SUPPLIED MATERIAL:

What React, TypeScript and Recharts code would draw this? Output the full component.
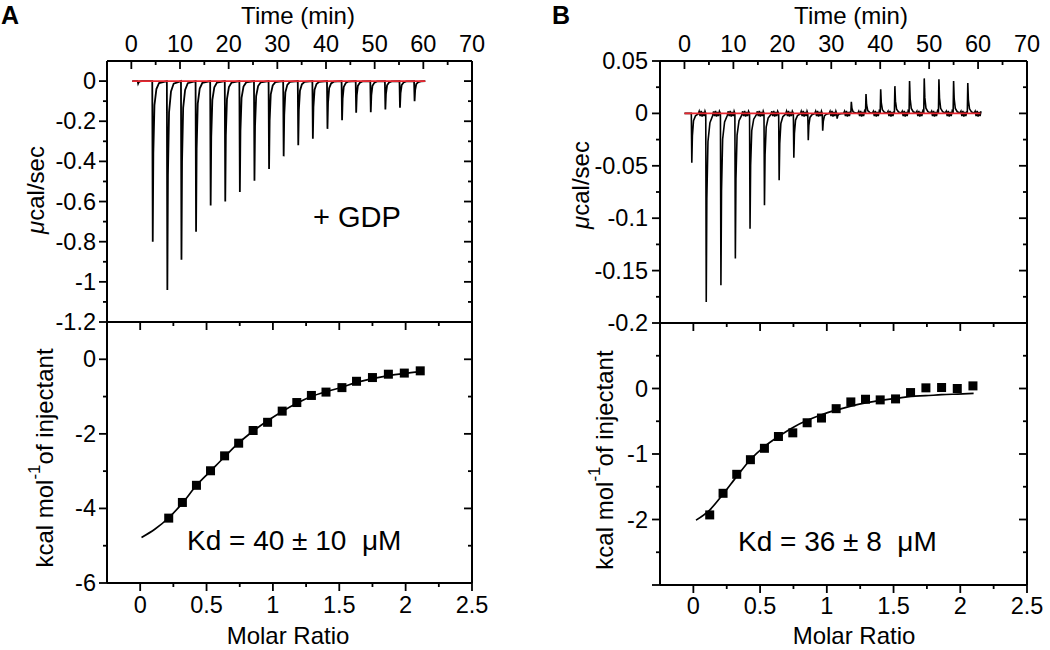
import { ComposedChart, Line, Scatter, XAxis, YAxis } from "recharts"

const FONT = '"Liberation Sans", Arial, Helvetica, sans-serif'

// ---- axis ticks ----
const timeMajor = [0, 10, 20, 30, 40, 50, 60, 70]
const timeMinor = [5, 15, 25, 35, 45, 55, 65]
const timeLabels = ["0", "10", "20", "30", "40", "50", "60", "70"]

const ratioMajor = [0, 0.5, 1, 1.5, 2, 2.5]
const ratioMinor = [0.25, 0.75, 1.25, 1.75, 2.25]
const ratioLabels = ["0", "0.5", "1", "1.5", "2", "2.5"]

const rawAMajor = [0, -0.2, -0.4, -0.6, -0.8, -1, -1.2]
const rawAMinor = [-0.1, -0.3, -0.5, -0.7, -0.9, -1.1]
const rawALabels = ["0", "-0.2", "-0.4", "-0.6", "-0.8", "-1", "-1.2"]

const heatAMajor = [0, -2, -4, -6]
const heatAMinor = [-1, -3, -5]
const heatALabels = ["0", "-2", "-4", "-6"]

const rawBMajor = [0.05, 0, -0.05, -0.1, -0.15, -0.2]
const rawBMinor = [0.025, -0.025, -0.075, -0.125, -0.175]
const rawBLabels = ["0.05", "0", "-0.05", "-0.1", "-0.15", "-0.2"]

const heatBMajor = [0, -1, -2, -3]
const heatBMinor = [0.5, -0.5, -1.5, -2.5]
const heatBLabels = ["0", "-1", "-2", ""]

// ---- raw thermograms (injection time in min, peak in µcal/sec) ----
const injTimesA = [1.3, 4.3, 7.3, 10.2, 13.2, 16.2, 19.2, 22.2, 25.2, 28.2, 31.2, 34.2, 37.2, 40.2, 43.2, 46.1, 49.1, 52.1, 55.1, 58.1]
const peaksA = [-0.012, -0.8, -1.04, -0.89, -0.75, -0.62, -0.6, -0.553, -0.497, -0.438, -0.375, -0.32, -0.287, -0.238, -0.195, -0.158, -0.155, -0.142, -0.133, -0.1]

const injTimesB = [1.4, 4.35, 7.35, 10.3, 13.3, 16.25, 19.25, 22.25, 25.2, 28.15, 31.1, 34.0, 37.0, 40.0, 42.9, 45.9, 48.9, 51.9, 54.9, 57.8]
const peaksB = [-0.047, -0.18, -0.164, -0.1385, -0.11, -0.0876, -0.0637, -0.0424, -0.0255, -0.0166, -0.005, 0.011, 0.0185, 0.023, 0.026, 0.031, 0.0334, 0.0325, 0.031, 0.029]

// shape of one injection peak: [minutes after injection, fraction of peak]
const spikeShape = [[0, 0], [0.1, 1], [0.22, 0.45], [0.45, 0.15], [0.85, 0.05], [1.4, 0.012]]
// baseline wiggle on the flat part of panel B: [minutes after injection, µcal/sec]
const wiggleB = [[1.6, 0.002], [1.8, -0.0025], [2.0, 0.0025], [2.2, -0.003], [2.4, 0.0015], [2.6, -0.0025], [2.8, 0.002]]

// ---- integrated heats ----
const ratioA = [0.215, 0.318, 0.424, 0.53, 0.636, 0.742, 0.851, 0.96, 1.07, 1.18, 1.29, 1.4, 1.52, 1.63, 1.75, 1.87, 1.99, 2.11]
const heatA = [-4.26, -3.84, -3.38, -2.99, -2.59, -2.25, -1.91, -1.69, -1.39, -1.16, -0.97, -0.88, -0.76, -0.59, -0.49, -0.4, -0.37, -0.31]
const fitRatioA = [0.01, 0.11, 0.215, 0.32, 0.42, 0.53, 0.64, 0.74, 0.85, 0.96, 1.07, 1.18, 1.29, 1.4, 1.52, 1.63, 1.75, 1.87, 1.99, 2.11]
const fitHeatA = [-4.78, -4.56, -4.25, -3.85, -3.4, -3.0, -2.6, -2.25, -1.93, -1.65, -1.4, -1.18, -1.0, -0.87, -0.75, -0.62, -0.52, -0.44, -0.38, -0.33]

const ratioB = [0.1225, 0.2225, 0.325, 0.4275, 0.5325, 0.6375, 0.745, 0.8525, 0.96, 1.07, 1.18, 1.29, 1.4, 1.515, 1.6275, 1.7425, 1.86, 1.9775, 2.095]
const heatB = [-1.93, -1.6, -1.31, -1.087, -0.913, -0.733, -0.677, -0.523, -0.451, -0.308, -0.205, -0.164, -0.174, -0.159, -0.062, 0.01, 0.015, 0, 0.04]
const fitRatioB = [0.02, 0.12, 0.22, 0.33, 0.43, 0.53, 0.64, 0.75, 0.85, 0.96, 1.07, 1.18, 1.29, 1.4, 1.52, 1.63, 1.74, 1.86, 1.98, 2.1]
const fitHeatB = [-2.01, -1.86, -1.62, -1.33, -1.08, -0.89, -0.73, -0.59, -0.49, -0.4, -0.33, -0.27, -0.22, -0.18, -0.15, -0.12, -0.11, -0.095, -0.085, -0.075]

function thermogram(times: number[], peaks: number[], start: number, end: number, wiggle: number[][]) {
  const pts = [{ x: start, y: 0 }]
  times.forEach((t, i) => {
    spikeShape.forEach(([dt, f]) => pts.push({ x: t + dt, y: peaks[i] * f }))
    wiggle.forEach(([dt, w]) => pts.push({ x: t + dt, y: w }))
  })
  pts.push({ x: end, y: 0 })
  return pts
}

const pairs = (xs: number[], ys: number[]) => xs.map((x, i) => ({ x, y: ys[i] }))

const thermoA = thermogram(injTimesA, peaksA, 0.2, 60.4, [])
const thermoB = thermogram(injTimesB, peaksB, 0, 60.5, wiggleB)
const baseA = [{ x: 0.2, y: 0 }, { x: 60.4, y: 0 }]
const baseB = [{ x: 0, y: 0 }, { x: 60.5, y: 0 }]

type Spec = { domain: [number, number]; major: number[]; minor: number[]; labels: string[] }
type Box = { x0: number; y0: number; x1: number; y1: number }

const PAD = { l: 110, t: 62, r: 30, b: 48 }
const AXIS = { stroke: "#000", strokeWidth: 2 }

function xTick(edge: number, dir: number, spec: Spec, labelDy: number | null) {
  return (p: any) => {
    const i = spec.major.indexOf(p.payload.value)
    const len = i >= 0 ? 8 : 4
    return (
      <g>
        <line x1={p.x} x2={p.x} y1={edge} y2={edge + dir * len} stroke="#000" strokeWidth={1.8} />
        {labelDy !== null && i >= 0 && (
          <text x={p.x} y={edge + labelDy} textAnchor="middle" dominantBaseline="central"
            fontFamily={FONT} fontSize={23.5} fill="#000">
            {spec.labels[i]}
          </text>
        )}
      </g>
    )
  }
}

function yTick(edge: number, spec: Spec, labelled: boolean, gap: number) {
  return (p: any) => {
    const i = spec.major.indexOf(p.payload.value)
    const len = i >= 0 ? 8 : 4
    return (
      <g>
        <line x1={edge} x2={edge - len} y1={p.y} y2={p.y} stroke="#000" strokeWidth={1.8} />
        {labelled && i >= 0 && (
          <text x={edge - gap} y={p.y} textAnchor="end" dominantBaseline="central"
            fontFamily={FONT} fontSize={23.5} fill="#000">
            {spec.labels[i]}
          </text>
        )}
      </g>
    )
  }
}

function Panel(props: { box: Box; xs: Spec; xSide: "top" | "bottom"; xDy: number; ys: Spec; yGap: number; children: any }) {
  const { box, xs, xSide, xDy, ys, yGap } = props
  const w = box.x1 - box.x0
  const h = box.y1 - box.y0
  const top = PAD.t
  const bottom = PAD.t + h
  const left = PAD.l
  const right = PAD.l + w
  const xt = [...xs.major, ...xs.minor].sort((a, b) => a - b)
  const yt = [...ys.major, ...ys.minor].sort((a, b) => a - b)
  return (
    <div style={{ position: "absolute", left: box.x0 - PAD.l, top: box.y0 - PAD.t }}>
      <ComposedChart width={w + PAD.l + PAD.r} height={h + PAD.t + PAD.b} margin={{ top: 0, right: 0, bottom: 0, left: 0 }}>
        <XAxis xAxisId="t" orientation="top" height={PAD.t} type="number" dataKey="x" domain={xs.domain}
          allowDataOverflow ticks={xt} interval={0} tickLine={false} axisLine={AXIS}
          tick={xTick(top, 1, xs, xSide === "top" ? xDy : null)} />
        <XAxis xAxisId="b" orientation="bottom" height={PAD.b} type="number" dataKey="x" domain={xs.domain}
          allowDataOverflow ticks={xt} interval={0} tickLine={false} axisLine={AXIS}
          tick={xSide === "bottom" ? xTick(bottom, 1, xs, xDy) : false} />
        <YAxis yAxisId="l" orientation="left" width={PAD.l} type="number" domain={ys.domain}
          allowDataOverflow ticks={yt} interval={0} tickLine={false} axisLine={AXIS}
          tick={yTick(left, ys, true, yGap)} />
        <YAxis yAxisId="r" orientation="right" width={PAD.r} type="number" domain={ys.domain}
          allowDataOverflow ticks={yt} interval={0} tickLine={false} axisLine={AXIS}
          tick={yTick(right, ys, false, 0)} />
        {props.children}
      </ComposedChart>
    </div>
  )
}

const Square = (p: any) => <rect x={p.cx - 4.5} y={p.cy - 4.5} width={9} height={9} fill="#000" />

const timeSpec: Spec = { domain: [-5, 70], major: timeMajor, minor: timeMinor, labels: timeLabels }
const ratioSpec: Spec = { domain: [-0.25, 2.5], major: ratioMajor, minor: ratioMinor, labels: ratioLabels }

const txt = { fontFamily: FONT, fill: "#000" }

export default function App() {
  return (
    <div style={{ position: "absolute", left: 0, top: 0, width: 1050, height: 650, background: "#fff" }}>
      <Panel box={{ x0: 107, y0: 61, x1: 472, y1: 322 }} xs={timeSpec} xSide="top" xDy={-17}
        ys={{ domain: [-1.2, 0.1], major: rawAMajor, minor: rawAMinor, labels: rawALabels }} yGap={11}>
        <Line data={thermoA} dataKey="y" xAxisId="t" yAxisId="l" dot={false} stroke="#000" strokeWidth={1.8} isAnimationActive={false} />
        <Line data={baseA} dataKey="y" xAxisId="t" yAxisId="l" dot={false} stroke="#e8262f" strokeWidth={1.8} isAnimationActive={false} />
      </Panel>
      <Panel box={{ x0: 107, y0: 322, x1: 472, y1: 583 }} xs={ratioSpec} xSide="bottom" xDy={22}
        ys={{ domain: [-6, 1], major: heatAMajor, minor: heatAMinor, labels: heatALabels }} yGap={11}>
        <Line data={pairs(fitRatioA, fitHeatA)} dataKey="y" xAxisId="b" yAxisId="l" type="monotone" dot={false} stroke="#000" strokeWidth={1.7} isAnimationActive={false} />
        <Scatter data={pairs(ratioA, heatA)} dataKey="y" xAxisId="b" yAxisId="l" shape={Square} isAnimationActive={false} />
      </Panel>
      <Panel box={{ x0: 660, y0: 61, x1: 1027, y1: 323 }} xs={timeSpec} xSide="top" xDy={-17}
        ys={{ domain: [-0.2, 0.05], major: rawBMajor, minor: rawBMinor, labels: rawBLabels }} yGap={12}>
        <Line data={thermoB} dataKey="y" xAxisId="t" yAxisId="l" dot={false} stroke="#000" strokeWidth={1.6} isAnimationActive={false} />
        <Line data={baseB} dataKey="y" xAxisId="t" yAxisId="l" dot={false} stroke="#e8262f" strokeWidth={1.8} isAnimationActive={false} />
      </Panel>
      <Panel box={{ x0: 660, y0: 323, x1: 1027, y1: 585 }} xs={ratioSpec} xSide="bottom" xDy={21}
        ys={{ domain: [-3, 1], major: heatBMajor, minor: heatBMinor, labels: heatBLabels }} yGap={12}>
        <Line data={pairs(fitRatioB, fitHeatB)} dataKey="y" xAxisId="b" yAxisId="l" type="monotone" dot={false} stroke="#000" strokeWidth={1.7} isAnimationActive={false} />
        <Scatter data={pairs(ratioB, heatB)} dataKey="y" xAxisId="b" yAxisId="l" shape={Square} isAnimationActive={false} />
      </Panel>

      <svg width={1050} height={650} style={{ position: "absolute", left: 0, top: 0, pointerEvents: "none" }}>
        <text x={1} y={24} fontSize={25} fontWeight="bold" style={txt}>A</text>
        <text x={552} y={24} fontSize={25} fontWeight="bold" style={txt}>B</text>

        <text x={298} y={15} fontSize={24} textAnchor="middle" dominantBaseline="central" style={txt}>Time (min)</text>
        <text x={851} y={15} fontSize={24} textAnchor="middle" dominantBaseline="central" style={txt}>Time (min)</text>

        <text x={35} y={190} fontSize={24} textAnchor="middle" dominantBaseline="central" transform="rotate(-90 35 190)" style={txt}>
          <tspan fontStyle="italic">μ</tspan>cal/sec
        </text>
        <text x={580} y={185} fontSize={24} textAnchor="middle" dominantBaseline="central" transform="rotate(-90 580 185)" style={txt}>
          <tspan fontStyle="italic">μ</tspan>cal/sec
        </text>

        <text x={44} y={458} fontSize={24} textAnchor="middle" dominantBaseline="central" transform="rotate(-90 44 458)" style={txt}>
          kcal mol<tspan dy={-10} fontSize={17}>-1</tspan><tspan dy={10}>of injectant</tspan>
        </text>
        <text x={604} y={460} fontSize={24} textAnchor="middle" dominantBaseline="central" transform="rotate(-90 604 460)" style={txt}>
          kcal mol<tspan dy={-10} fontSize={17}>-1</tspan><tspan dy={10}>of injectant</tspan>
        </text>

        <text x={288} y={635} fontSize={24} textAnchor="middle" dominantBaseline="central" style={txt}>Molar Ratio</text>
        <text x={854} y={635} fontSize={24} textAnchor="middle" dominantBaseline="central" style={txt}>Molar Ratio</text>

        <text x={313} y={217} fontSize={29} dominantBaseline="central" style={txt}>+ GDP</text>
        <text x={187} y={540} fontSize={28} dominantBaseline="central" style={{ ...txt, whiteSpace: "pre" }}>Kd = 40 ± 10  μM</text>
        <text x={738} y={541} fontSize={28} dominantBaseline="central" style={{ ...txt, whiteSpace: "pre" }}>Kd = 36 ± 8  μM</text>
      </svg>
    </div>
  )
}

WHAT THIS TASK INVOLVES: From the first line above through the line containing "Arial, Helvetica, sans-serif'", copy everything exactly, without the pictures.

RESPONSE BELOW:
What React, TypeScript and Recharts code would draw this? Output the full component.
import { ComposedChart, Line, Scatter, XAxis, YAxis } from "recharts"

const FONT = '"Liberation Sans", Arial, Helvetica, sans-serif'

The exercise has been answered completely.